The Good, The Bad, and The Neutral

Author: Dr. Pam Murphy is a child psychologist at the National Center for Telehealth & Technology (T2).


Many variables contribute to your overall happiness and sense of well-being. Of course everyone is different, but for many individuals positive relationships are an essential element of “happiness.” Any relationship might be in this category – relationships with your significant other, children, relatives, friends or colleagues. If your relationships correlate to your contentment with life, you might ask yourself… “What can I do to make my relationships better”?


Relationships are influenced by many factors, but one of the most important is how we talk to people that matter to us. Some communication strategies to strengthen relationships can be found here in our Families & Friendships and Families with Kids workshops. Another strategy you might want to try in order to improve any one of your relationships is to count.  Yes, count.


Starting right this moment, keep track of the types of comments you make to one person that matters to you. Comments fall into 3 categories: positive, negative, and neutral. A positive comment might be, “Excellent work on this report.” A negative comment could be, “I told you 10 times to stop hitting your brother.” And a neutral comment would be, “I’m going to go to the grocery store.” Now, you don’t have to write down the actual comment – just count the category of your comments.
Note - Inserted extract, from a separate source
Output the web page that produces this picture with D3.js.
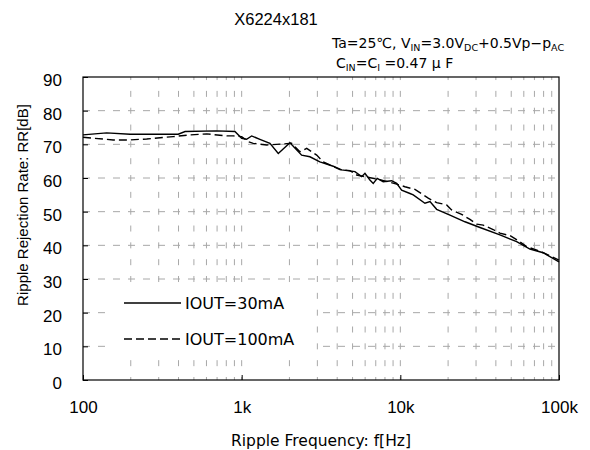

Questions ‘count’ too. You may want to place questions in the neutral category, but realize that many questions are loaded in the negative direction. Be honest – no one has to know what you’re doing except you. You can count for an hour or all day. Then look at your tally.


No surprise, but relationships work better when we’ve made more positive than negative comments. With children, some experts suggest a 5:1 ratio of positive to negative (or corrective) comments. Even with a friend or spouse, relationships are strengthened by positive, honest, affirming comments. Certainly good friends criticize and make constructive suggestions that feel “negative.” But it is the ratio that matters.


As the positive comments outnumber the negative, the better chance this relationship will add to your happiness.